Por causa desse conflito, por altura da conclusão do Tratado de Amesterdão, os Estados europeus, conscientes das dificuldades e até dos embaraços diplomáticos que o reconhecimento do direito de asilo a nacionais de outros Estados-membros lhes coloca, decidiram celebrar um “Protocolo relativo ao direito de asilo de nacionais dos Estados-membros da União Europeia”. Este Protocolo, atendendo à iniciativa que esteve na sua origem, ficou conhecido como o Protocolo Aznar.

O Protocolo previa a possibilidade de um Estado-membro decidir, unilateralmente, aceitar um pedido de asilo de um nacional de outro Estado-membro (alínea d) do artigo único do Protocolo) ou de o aceitar em situações excecionais onde haja desrespeito pelos direitos e liberdades fundamentais, como seja em caso de suspensão de certos direitos por haver estado de necessidade (alínea a) do artigo único do Protocolo), ou em caso de violação grave e persistente, constatada ou em fase de apreciação pelo Conselho, dos “princípios da liberdade, da democracia, do respeito pelos direitos do Homem e pelas liberdades fundamentais, bem como do Estado de Direito“, “princípios que são comuns aos Estados-membros“(alíneas b) e c) do artigo único do Protocolo).

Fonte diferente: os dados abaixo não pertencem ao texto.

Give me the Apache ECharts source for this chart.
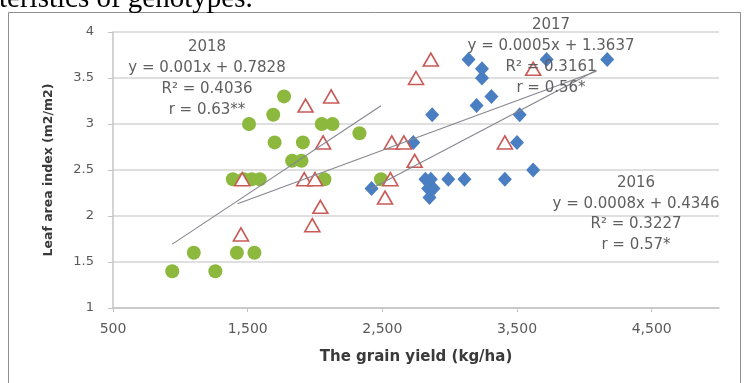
<!DOCTYPE html>
<html>
<head>
<meta charset="utf-8">
<script src="https://cdn.jsdelivr.net/npm/echarts@6/dist/echarts.min.js"></script>
<style>
  html, body { margin: 0; padding: 0; background: #fff; }
  #chart { width: 752px; height: 383px; }
</style>
</head>
<body>
<div id="chart"></div>
<script>
// Grain yield (kg/ha) against leaf area index (m2/m2), three seasons
const yield2016 = [2420, 2730, 2870, 2820, 2860, 2880, 2850, 2840, 2990, 3110, 3410, 3620, 3500, 3520, 3200, 3310, 3240, 3240, 3140, 3720, 4170];
const lai2016   = [2.3,  2.8,  3.1,  2.4,  2.4,  2.3,  2.2,  2.3,  2.4,  2.4,  2.4,  2.5,  2.8,  3.1,  3.2,  3.3,  3.5,  3.6,  3.7,  3.7,  3.7];

const yield2017 = [1450, 1460, 1920, 2000, 1980, 2040, 1930, 2120, 2060, 2520, 2560, 2570, 2660, 2740, 2750, 2860, 3410, 3620];
const lai2017   = [1.8,  2.4,  2.4,  2.4,  1.9,  2.1,  3.2,  3.3,  2.8,  2.2,  2.4,  2.8,  2.8,  2.6,  3.5,  3.7,  2.8,  3.6];

const yield2018 = [940, 1100, 1260, 1420, 1550, 1390, 1470, 1530, 1590, 1510, 1690, 1770, 1700, 1910, 1830, 1900, 2050, 2130, 2330, 2070, 2490];
const lai2018   = [1.4, 1.6,  1.4,  1.6,  1.6,  2.4,  2.4,  2.4,  2.4,  3.0,  3.1,  3.3,  2.8,  2.8,  2.6,  2.6,  3.0,  3.0,  2.9,  2.4,  2.4];

// Linear trends: [2016, 2017, 2018]
const trendSlopes     = [0.00077, 0.00054, 0.00097];
const trendIntercepts = [0.4346, 1.3637, 0.7828];
const trendFrom       = [2420, 1425, 940];
const trendTo         = [4090, 4090, 2490];

// Regression notes printed beside each cloud
const note2016 = ['2016', 'y = 0.0008x + 0.4346', 'R\u00b2 = 0.3227', 'r = 0.57*'];
const note2017 = ['2017', 'y = 0.0005x + 1.3637', 'R\u00b2 = 0.3161', 'r = 0.56*'];
const note2018 = ['2018', 'y = 0.001x + 0.7828', 'R\u00b2 = 0.4036', 'r = 0.63**'];

const xTicks = [500, 1500, 2500, 3500, 4500];

const pairs = (xs, ys) => xs.map((x, i) => [x, ys[i]]);
const trendLine = (i) => [
  [trendFrom[i], trendSlopes[i] * trendFrom[i] + trendIntercepts[i]],
  [trendTo[i], trendSlopes[i] * trendTo[i] + trendIntercepts[i]]
];

const noteFont = '15px "DejaVu Sans"';
function noteBlock(lines, cx, top, step) {
  return lines.map((t, k) => ({
    type: 'text',
    x: cx,
    y: top + k * step,
    z: 100,
    style: {
      text: t,
      font: noteFont,
      fill: '#5f5f5f',
      align: 'center',
      verticalAlign: 'middle'
    }
  }));
}

const chart = echarts.init(document.getElementById('chart'), null, { renderer: 'canvas' });

chart.setOption({
  backgroundColor: '#ffffff',
  animation: false,
  grid: { left: 113, right: 33, top: 32, bottom: 75, containLabel: false },
  xAxis: {
    type: 'value',
    min: 500,
    max: 5000,
    name: 'The grain yield (kg/ha)',
    nameLocation: 'middle',
    nameGap: 42,
    nameTextStyle: { fontFamily: 'DejaVu Sans', fontWeight: 'bold', fontSize: 15, color: '#3a3a3a' },
    axisLine: { show: true, onZero: false, lineStyle: { color: '#c4c4c4', width: 1.5 } },
    axisTick: { show: true, customValues: xTicks, length: 4, inside: false, lineStyle: { color: '#c4c4c4' } },
    axisLabel: { customValues: xTicks, fontFamily: 'DejaVu Sans', fontSize: 14, color: '#5a5a5a', margin: 14 },
    splitLine: { show: false }
  },
  yAxis: {
    type: 'value',
    min: 1,
    max: 4,
    interval: 0.5,
    name: 'Leaf area index (m2/m2)',
    nameLocation: 'middle',
    nameGap: 58,
    nameTextStyle: { fontFamily: 'DejaVu Sans', fontWeight: 'bold', fontSize: 12.5, color: '#3a3a3a' },
    axisLine: { show: true, lineStyle: { color: '#c4c4c4', width: 1.5 } },
    axisTick: { show: true, length: 5, lineStyle: { color: '#c4c4c4' } },
    axisLabel: { fontFamily: 'DejaVu Sans', fontSize: 13, color: '#5a5a5a', margin: 19 },
    splitLine: { show: true, lineStyle: { color: '#d4d4d4', width: 1.5 } }
  },
  graphic: [
    {
      type: 'rect',
      shape: { x: 8.5, y: 12.5, width: 732, height: 400 },
      style: { fill: 'none', stroke: '#8f8f8f', lineWidth: 1 },
      silent: true, z: -1
    },
    {
      type: 'text',
      x: -1,
      y: -15,
      style: { text: 'teristics of genotypes.', font: '29px "Liberation Serif"', fill: '#000', align: 'left', verticalAlign: 'top' }
    },
    ...noteBlock(note2018, 207, 47, 21),
    ...noteBlock(note2017, 551, 25, 21),
    ...noteBlock(note2016, 636, 183, 20.7)
  ],
  series: [
    {
      name: '2018',
      type: 'scatter',
      data: pairs(yield2018, lai2018),
      symbol: 'circle',
      symbolSize: 14,
      itemStyle: { color: '#8cb83e', opacity: 1 },
      z: 2
    },
    {
      name: '2016',
      type: 'scatter',
      data: pairs(yield2016, lai2016),
      symbol: 'diamond',
      symbolSize: [14, 15],
      itemStyle: { color: '#4a7ec2', opacity: 1 },
      z: 3
    },
    {
      name: '2017',
      type: 'scatter',
      data: pairs(yield2017, lai2017),
      symbol: 'triangle',
      symbolSize: [15, 13],
      itemStyle: { color: '#ffffff', borderColor: '#c85a58', borderWidth: 1.6, opacity: 1 },
      z: 4
    },
    ...[0, 1, 2].map((i) => ({
      name: 'trend' + i,
      type: 'line',
      data: trendLine(i),
      symbol: 'none',
      lineStyle: { color: '#868690', width: 1.1 },
      z: 5,
      silent: true
    }))
  ]
});
</script>
</body>
</html>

Na altura, acreditou-se que esta situação anómala seria transitória. A breve trecho, a todos os europeus seria reconhecido o direito de fixação de residência num Estado da União em termos equiparados aos nacionais e os direitos fundamentais tornar-se-iam património comum indiscutido de toda a União, tornando desnecessários pedidos de asilo.

Eis que, em 2017, duas décadas depois, o problema volta a colocar-se de novo. E, por ironia, com os mesmos Estados como protagonistas, a Espanha e a Bélgica. Como é possível?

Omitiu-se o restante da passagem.